Dr. Ross has been a seasonal lecturer at the Károli Gáspár University of the Reformed Church in Budapest (KRE), Hungary every March for the last five years. In 2013 he presented a talk on the Music of Canada featuring composers from Confederation to the present day both at the KRE and at the Debrecen University for their British Studies program. Typically, Dr Ross lectures on aspects of Canadian music — its history, culture and composers. In 2014 he lectured on the benefits of music therapy sharing his experiences with disadvantaged children. During the most current season (2017) he was invited to present historical highlights on Canada’s sesquicentennial and teach a few famous Canadian songs to a local school connected to the KRE (Lónyay Utcai Református Gimnázium).
Budapest is a wonderful and vastly interesting capital city; its also the largest in Hungary with over 2,000,000 residents. Canada has always enjoyed a favourable association as we helped airlift over 37,000 Hungarian during the 1956 Soviet take-over of Hungary. Some of these good folks formed the Sopron Forestry School at the University of British Columbia (named after the north-west area of Hungary). The KRE also boasts a Canadian studies department and regularly presents scholarly papers about our country, its peoples and culture. Dr Ross is also a member of CEACS (Central European Association of Canadian Studies) formed by eight central countries, along with a handful of Canadian members.

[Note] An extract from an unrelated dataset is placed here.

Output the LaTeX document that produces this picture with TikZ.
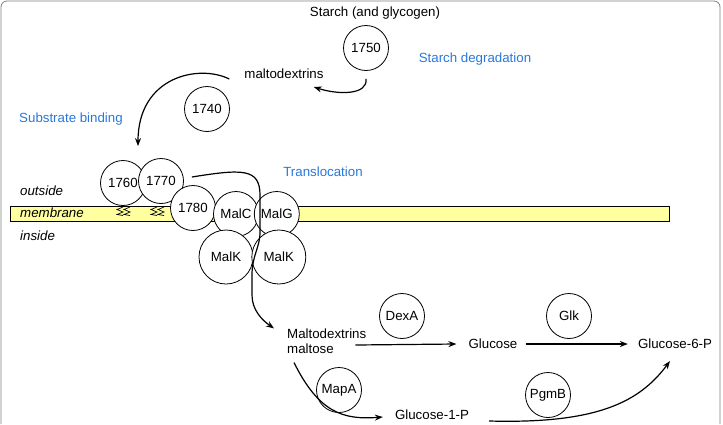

Budapest has much to recommend with its Hungarian history that stretches back over 1,100 years. It’s a treat to visit and admire various churches, monuments, squares, statues, museums and galleries that describe their fascinating history and people. Their language (called “Magyar”) is among the hardest in the world (second to Mandarin), but many locals know some English. Above all, the music and dance is very captivating and include famous composers such as Franz Liszt, Béla Bartók and Zoltán Kodály.